Your instructions:
Quote the material below exactly as written, from the first line to the line that holds "import seaborn as sns", endpoints included.
— Begin Recorded information —
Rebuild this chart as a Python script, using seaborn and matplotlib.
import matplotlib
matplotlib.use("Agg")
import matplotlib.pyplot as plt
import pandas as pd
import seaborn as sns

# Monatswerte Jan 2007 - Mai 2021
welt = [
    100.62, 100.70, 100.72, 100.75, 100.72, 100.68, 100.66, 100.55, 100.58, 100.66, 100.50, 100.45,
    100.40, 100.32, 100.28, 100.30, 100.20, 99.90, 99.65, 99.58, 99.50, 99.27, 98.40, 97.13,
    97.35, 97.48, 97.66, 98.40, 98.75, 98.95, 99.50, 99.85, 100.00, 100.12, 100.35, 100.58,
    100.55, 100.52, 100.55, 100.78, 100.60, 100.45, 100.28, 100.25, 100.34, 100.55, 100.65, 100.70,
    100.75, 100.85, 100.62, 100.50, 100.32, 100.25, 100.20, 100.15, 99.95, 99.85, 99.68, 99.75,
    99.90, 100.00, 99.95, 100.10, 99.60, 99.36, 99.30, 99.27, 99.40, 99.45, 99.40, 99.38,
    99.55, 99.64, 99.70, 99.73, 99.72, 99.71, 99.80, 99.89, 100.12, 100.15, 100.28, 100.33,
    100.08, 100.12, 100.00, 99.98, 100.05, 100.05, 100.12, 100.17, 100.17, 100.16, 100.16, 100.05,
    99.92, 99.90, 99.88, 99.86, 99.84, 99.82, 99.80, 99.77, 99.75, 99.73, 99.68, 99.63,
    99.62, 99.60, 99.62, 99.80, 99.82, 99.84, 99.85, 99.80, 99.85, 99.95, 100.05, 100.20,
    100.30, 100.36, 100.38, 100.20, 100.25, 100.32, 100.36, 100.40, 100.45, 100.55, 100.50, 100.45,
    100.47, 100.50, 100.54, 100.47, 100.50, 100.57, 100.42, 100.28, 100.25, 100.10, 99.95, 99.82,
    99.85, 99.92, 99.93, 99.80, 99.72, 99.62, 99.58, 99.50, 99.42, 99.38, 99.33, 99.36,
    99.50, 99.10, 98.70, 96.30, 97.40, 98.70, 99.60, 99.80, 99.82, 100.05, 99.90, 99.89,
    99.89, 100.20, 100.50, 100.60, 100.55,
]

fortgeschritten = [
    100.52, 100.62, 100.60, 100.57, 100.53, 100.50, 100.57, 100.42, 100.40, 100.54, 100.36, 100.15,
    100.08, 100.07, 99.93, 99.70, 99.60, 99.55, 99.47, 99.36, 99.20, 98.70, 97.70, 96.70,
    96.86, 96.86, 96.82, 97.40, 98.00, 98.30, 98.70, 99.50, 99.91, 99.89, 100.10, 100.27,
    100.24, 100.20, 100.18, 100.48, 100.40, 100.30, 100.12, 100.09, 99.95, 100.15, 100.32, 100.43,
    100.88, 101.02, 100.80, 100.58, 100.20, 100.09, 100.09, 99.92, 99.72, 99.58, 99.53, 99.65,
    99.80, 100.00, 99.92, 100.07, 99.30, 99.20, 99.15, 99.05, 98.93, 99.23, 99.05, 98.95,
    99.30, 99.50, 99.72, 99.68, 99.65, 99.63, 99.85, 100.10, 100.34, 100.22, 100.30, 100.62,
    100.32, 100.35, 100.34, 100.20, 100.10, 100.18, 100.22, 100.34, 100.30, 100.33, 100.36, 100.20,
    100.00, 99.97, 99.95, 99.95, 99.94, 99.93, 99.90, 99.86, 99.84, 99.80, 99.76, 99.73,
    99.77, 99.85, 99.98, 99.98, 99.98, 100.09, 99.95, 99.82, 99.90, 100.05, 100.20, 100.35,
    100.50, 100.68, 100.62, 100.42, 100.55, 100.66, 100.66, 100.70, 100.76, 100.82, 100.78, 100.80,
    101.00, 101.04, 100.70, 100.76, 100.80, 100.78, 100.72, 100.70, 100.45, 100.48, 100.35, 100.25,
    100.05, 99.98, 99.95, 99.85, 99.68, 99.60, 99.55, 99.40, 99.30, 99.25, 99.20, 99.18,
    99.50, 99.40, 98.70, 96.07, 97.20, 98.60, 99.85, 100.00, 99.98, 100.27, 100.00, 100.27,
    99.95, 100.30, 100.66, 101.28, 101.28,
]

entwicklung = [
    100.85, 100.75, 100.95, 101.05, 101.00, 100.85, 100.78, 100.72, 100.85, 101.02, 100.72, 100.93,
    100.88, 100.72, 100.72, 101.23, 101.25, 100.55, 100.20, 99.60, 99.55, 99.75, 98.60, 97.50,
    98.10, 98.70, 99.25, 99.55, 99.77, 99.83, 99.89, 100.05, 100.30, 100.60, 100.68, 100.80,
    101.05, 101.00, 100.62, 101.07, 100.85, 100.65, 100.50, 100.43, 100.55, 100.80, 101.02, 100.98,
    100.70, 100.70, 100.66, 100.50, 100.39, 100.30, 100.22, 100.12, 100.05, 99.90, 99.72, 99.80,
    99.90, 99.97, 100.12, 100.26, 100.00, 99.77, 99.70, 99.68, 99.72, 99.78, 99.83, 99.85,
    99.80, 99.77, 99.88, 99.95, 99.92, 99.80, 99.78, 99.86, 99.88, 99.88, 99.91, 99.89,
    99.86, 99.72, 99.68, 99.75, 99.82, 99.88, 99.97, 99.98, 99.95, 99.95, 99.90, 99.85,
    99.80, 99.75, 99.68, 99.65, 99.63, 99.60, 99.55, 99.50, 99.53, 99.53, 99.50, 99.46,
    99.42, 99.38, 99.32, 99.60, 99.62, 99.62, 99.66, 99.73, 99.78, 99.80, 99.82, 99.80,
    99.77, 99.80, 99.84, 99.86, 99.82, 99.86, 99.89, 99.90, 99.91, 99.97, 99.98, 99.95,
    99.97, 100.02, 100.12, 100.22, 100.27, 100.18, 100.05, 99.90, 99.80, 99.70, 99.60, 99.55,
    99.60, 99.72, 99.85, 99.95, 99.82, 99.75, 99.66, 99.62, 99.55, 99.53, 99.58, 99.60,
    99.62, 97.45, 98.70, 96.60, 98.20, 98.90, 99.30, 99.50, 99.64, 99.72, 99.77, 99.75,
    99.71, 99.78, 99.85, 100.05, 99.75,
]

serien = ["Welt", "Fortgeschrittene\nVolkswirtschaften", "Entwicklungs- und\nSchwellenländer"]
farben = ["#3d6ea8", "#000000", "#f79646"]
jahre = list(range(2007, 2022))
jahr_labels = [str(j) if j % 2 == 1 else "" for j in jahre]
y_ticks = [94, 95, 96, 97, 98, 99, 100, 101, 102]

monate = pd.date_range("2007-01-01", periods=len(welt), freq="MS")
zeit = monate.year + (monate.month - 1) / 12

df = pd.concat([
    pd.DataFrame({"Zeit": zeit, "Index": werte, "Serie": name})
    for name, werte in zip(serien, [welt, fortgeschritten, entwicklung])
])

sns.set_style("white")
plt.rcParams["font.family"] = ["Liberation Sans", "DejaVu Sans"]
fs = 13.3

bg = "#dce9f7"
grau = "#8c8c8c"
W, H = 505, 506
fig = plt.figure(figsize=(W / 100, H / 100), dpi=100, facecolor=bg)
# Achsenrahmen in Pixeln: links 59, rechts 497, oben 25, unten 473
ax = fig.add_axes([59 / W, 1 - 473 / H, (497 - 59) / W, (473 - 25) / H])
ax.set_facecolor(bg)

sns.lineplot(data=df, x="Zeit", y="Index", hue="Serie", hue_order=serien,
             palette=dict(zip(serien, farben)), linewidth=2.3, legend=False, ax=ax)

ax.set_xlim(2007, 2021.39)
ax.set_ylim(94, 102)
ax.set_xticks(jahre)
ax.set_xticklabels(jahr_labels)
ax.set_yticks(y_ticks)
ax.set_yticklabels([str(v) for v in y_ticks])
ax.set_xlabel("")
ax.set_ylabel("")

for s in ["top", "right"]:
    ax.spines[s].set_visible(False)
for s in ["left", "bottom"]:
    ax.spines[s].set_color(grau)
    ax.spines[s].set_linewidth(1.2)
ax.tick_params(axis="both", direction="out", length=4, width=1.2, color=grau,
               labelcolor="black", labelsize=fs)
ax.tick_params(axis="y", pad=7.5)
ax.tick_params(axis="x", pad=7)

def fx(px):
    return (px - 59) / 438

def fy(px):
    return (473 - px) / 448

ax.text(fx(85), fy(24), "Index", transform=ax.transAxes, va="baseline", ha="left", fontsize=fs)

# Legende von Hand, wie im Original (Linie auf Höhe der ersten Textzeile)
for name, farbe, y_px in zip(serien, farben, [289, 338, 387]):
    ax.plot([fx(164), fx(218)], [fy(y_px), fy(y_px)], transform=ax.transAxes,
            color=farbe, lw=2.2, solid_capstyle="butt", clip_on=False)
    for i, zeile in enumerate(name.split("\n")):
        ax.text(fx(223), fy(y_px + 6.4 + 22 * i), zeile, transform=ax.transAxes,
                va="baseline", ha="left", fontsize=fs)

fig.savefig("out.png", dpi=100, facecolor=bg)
— End Recorded information —
Task solution:
Rebuild this chart as a Python script, using seaborn and matplotlib.
import matplotlib
matplotlib.use("Agg")
import matplotlib.pyplot as plt
import pandas as pd
import seaborn as sns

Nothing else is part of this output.